Exercise description =
Give again exactly the lines that run from the start of the records to the line holding "y_ticks = [0, 5, 10, 15, 20, 25, 30]", both ends counted. Do not include the pictures.

··· Data entries ···

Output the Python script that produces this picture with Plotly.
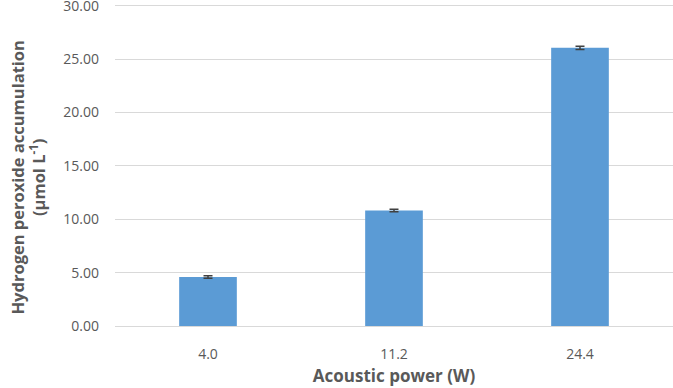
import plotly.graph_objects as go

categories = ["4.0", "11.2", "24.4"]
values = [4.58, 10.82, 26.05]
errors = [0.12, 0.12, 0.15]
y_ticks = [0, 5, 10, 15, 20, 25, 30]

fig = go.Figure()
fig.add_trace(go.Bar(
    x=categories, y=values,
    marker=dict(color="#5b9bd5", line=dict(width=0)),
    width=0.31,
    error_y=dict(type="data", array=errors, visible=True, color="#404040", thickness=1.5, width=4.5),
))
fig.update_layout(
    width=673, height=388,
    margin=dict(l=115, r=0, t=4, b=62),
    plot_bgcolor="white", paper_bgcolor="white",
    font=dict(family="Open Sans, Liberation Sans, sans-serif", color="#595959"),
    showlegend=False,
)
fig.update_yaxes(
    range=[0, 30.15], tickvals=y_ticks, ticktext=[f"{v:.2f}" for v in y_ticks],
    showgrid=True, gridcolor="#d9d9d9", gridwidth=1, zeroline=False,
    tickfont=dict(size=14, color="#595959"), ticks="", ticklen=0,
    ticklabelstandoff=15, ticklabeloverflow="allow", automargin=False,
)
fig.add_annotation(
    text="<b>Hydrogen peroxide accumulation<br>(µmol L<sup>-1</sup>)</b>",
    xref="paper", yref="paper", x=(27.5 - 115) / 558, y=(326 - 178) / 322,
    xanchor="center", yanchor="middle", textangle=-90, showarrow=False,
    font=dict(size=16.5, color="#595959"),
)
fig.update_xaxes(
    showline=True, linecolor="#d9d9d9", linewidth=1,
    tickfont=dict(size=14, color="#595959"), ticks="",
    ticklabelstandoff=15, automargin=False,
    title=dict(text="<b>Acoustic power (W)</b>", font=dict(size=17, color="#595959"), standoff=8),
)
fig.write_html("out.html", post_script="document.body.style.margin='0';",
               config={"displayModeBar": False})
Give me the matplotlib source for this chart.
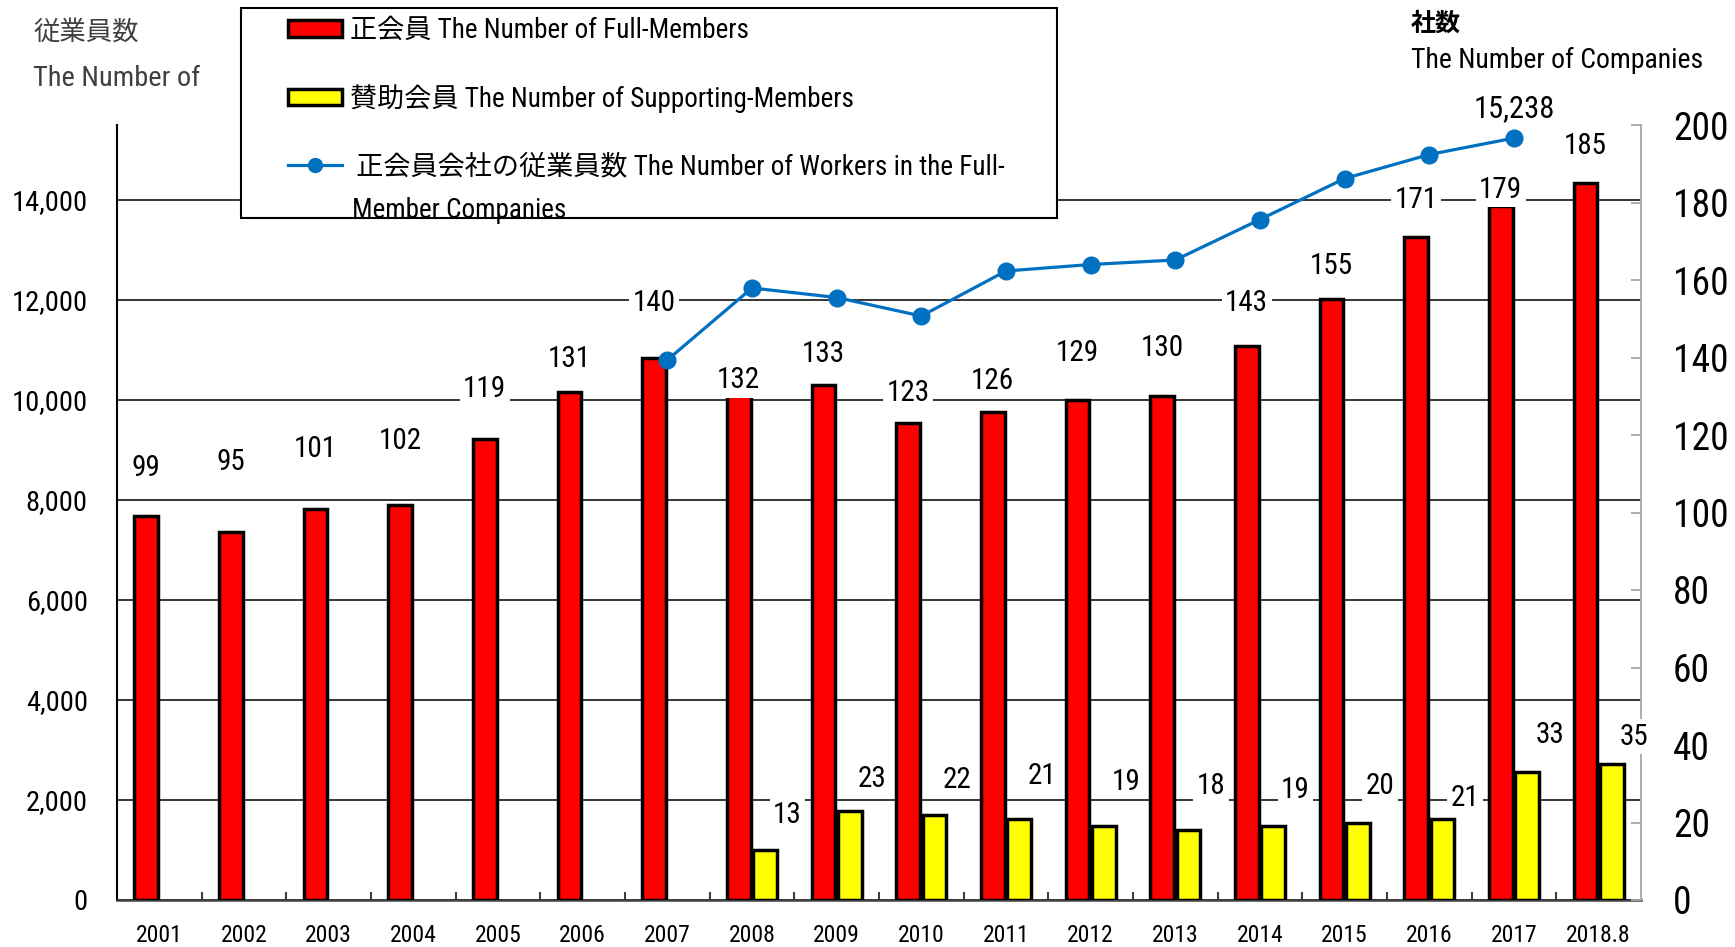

···

Final result =
Output the Python script that produces this picture with Plotly.
import plotly.graph_objects as go

categories = ["4.0", "11.2", "24.4"]
values = [4.58, 10.82, 26.05]
errors = [0.12, 0.12, 0.15]
y_ticks = [0, 5, 10, 15, 20, 25, 30]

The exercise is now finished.